May 6, 2014

My Geology

"We forget our past, as instinct, to avoid the emotions of regret or the specter of change. This is certainly true of the Native experience in Minnesota, but true of so much else as well, including the rough and still barely-understood story of the Iron Range," said Aaron J. Brown in a MinnPost article about the 1862 mass execution of Lakota men in Mankato, Minnesota.  In an effort to know the story of my immigrant family and the place where they settled-- Zim and Toivola, Minnesota-- I have woven together family stories with those of Iron Range history. 

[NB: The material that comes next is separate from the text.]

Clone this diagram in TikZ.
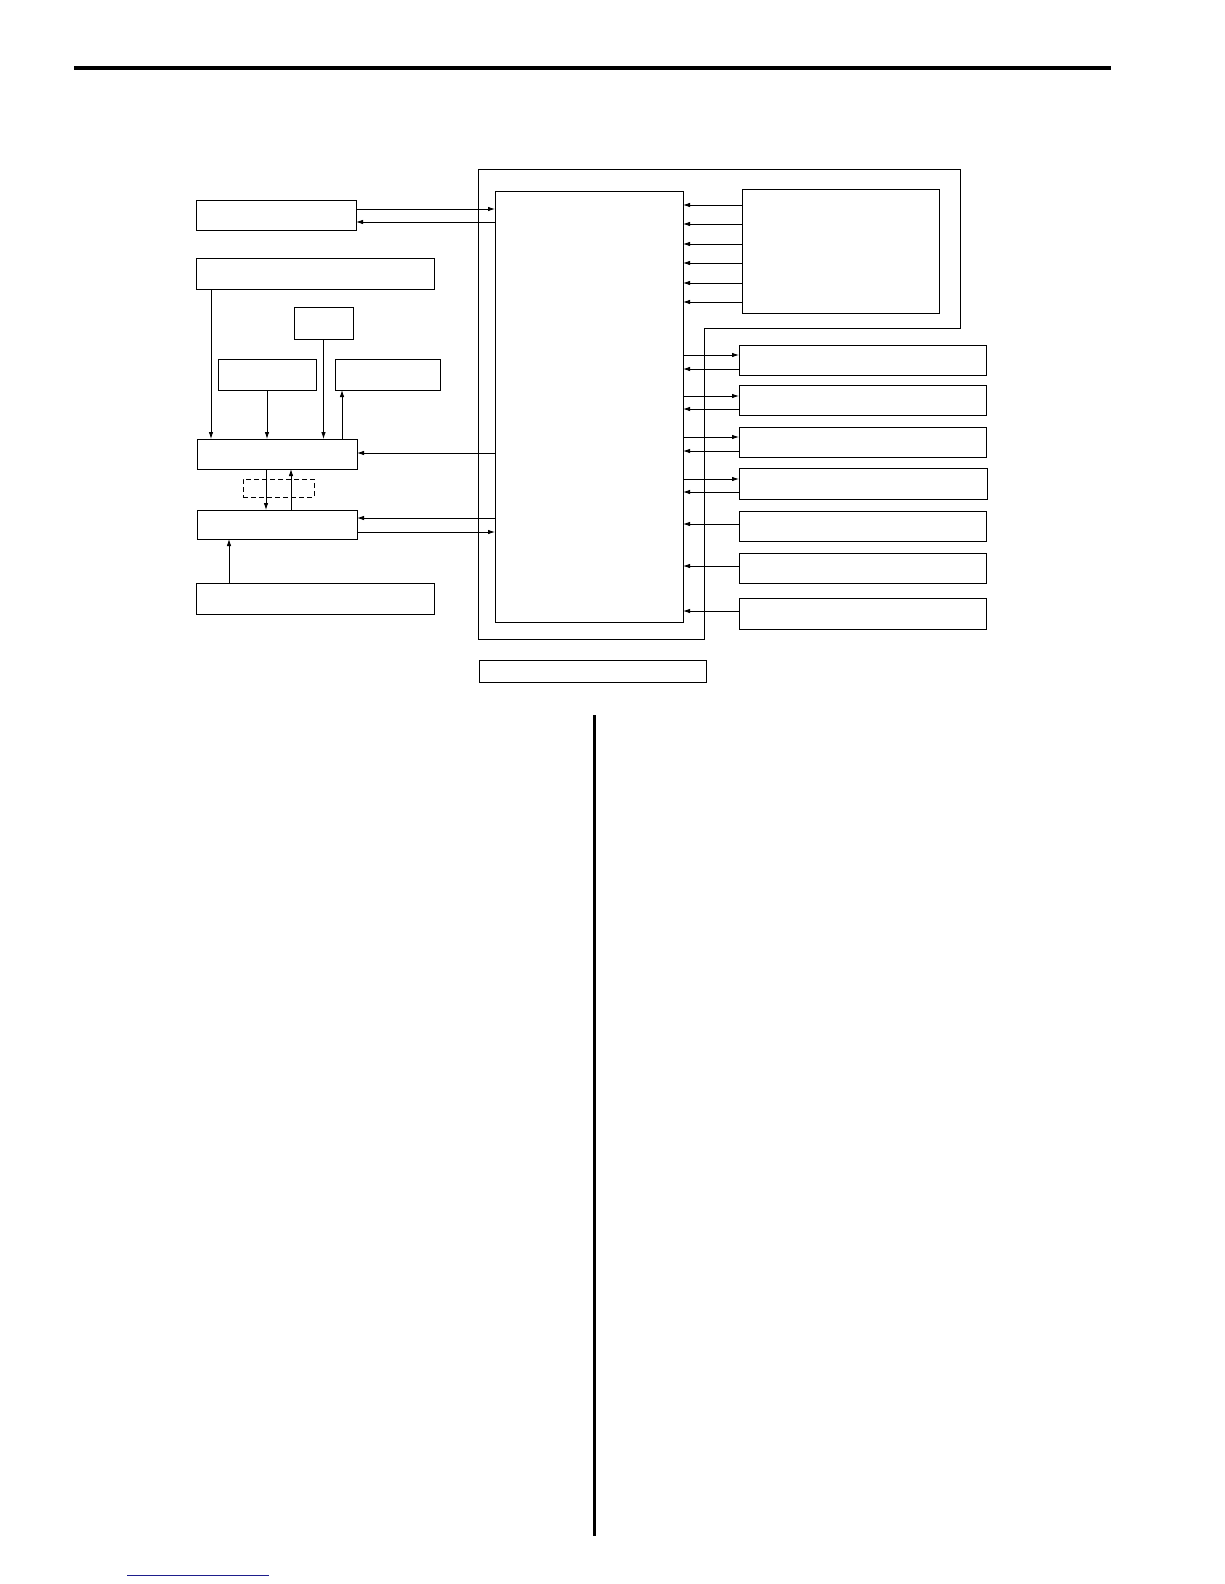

Night Train Red Dust: Poems of the Iron Range. These poems are about the Iron Range in Minnesota, the Vermilion Trail, and they are stories of travel and derailment about mining, radical politics, unionizing, accordion music and strong women.  Available in bookstores and online where books are sold:  Barnes & Noble http://bit.ly/VyHq4s or Amazon.com http://amzn.to/1pD8Jrm

Here are stories of Meridel LeSueur, writer; Elizabeth Gurley Flynn, union organizer for IWW; Charles Bray, MD and Mary Bassett Bray, MD, doctors in Biwabik; Rev. Milma Lappala, Unitarian; Violet Turpeinen, Musician; Mr and Mrs Philip Masonovich, miner & wife; Eric Enstrom, photograph (famous for "Grace"); Gladys Koski Holmes, visual artist; women miners, laborers, farmers and immigrants.   This poem begins the collection:




My Geology

I excavate these words from a vein of iron
from stones broken
beneath old growth
from the open pit — lit by dynamite
by men whose lives are punctuated by midnights
who drive new cars to the plant,
to the Crusher and Agglomerator,
and later suffer mesothelioma.
I drive in acid rain
my compass gone awry
over Proterozoic layers with four wheel drive.
These words are test drills and core samples
from the Boundary Waters.
These words are wrung from the whistles
and wheels that turn.
These words have never been projected into board rooms.
I have yet to wield these powers or capitalize.
I have yet to see the returns.
I claim my words from the broken
English, damaged roots,
Finnish syntax, and geomagnetic fields 
from Eminent Domain
small print, unreadable clauses.
I find my vowels
from labor contracts and mine dumps
factories and invisible contamination.
My words, in the run off
in open streams — oxidize
form like tree rings
in industrial circles
heat in the smelters, pour like lava into steel
form these rails that carry the trains
these trains that carry this freight.

c2014 Sheila Packa

The landscape is far more important than I ever imagined when I was young. Now I understand that we are not separate from it. Within me and all the Iron Range citizens, are the same layers of geology, the waterways, and the wildlife.  Within, if we listen to the silence spaces -- the lost and forgotten -- we can hear that rich history sing.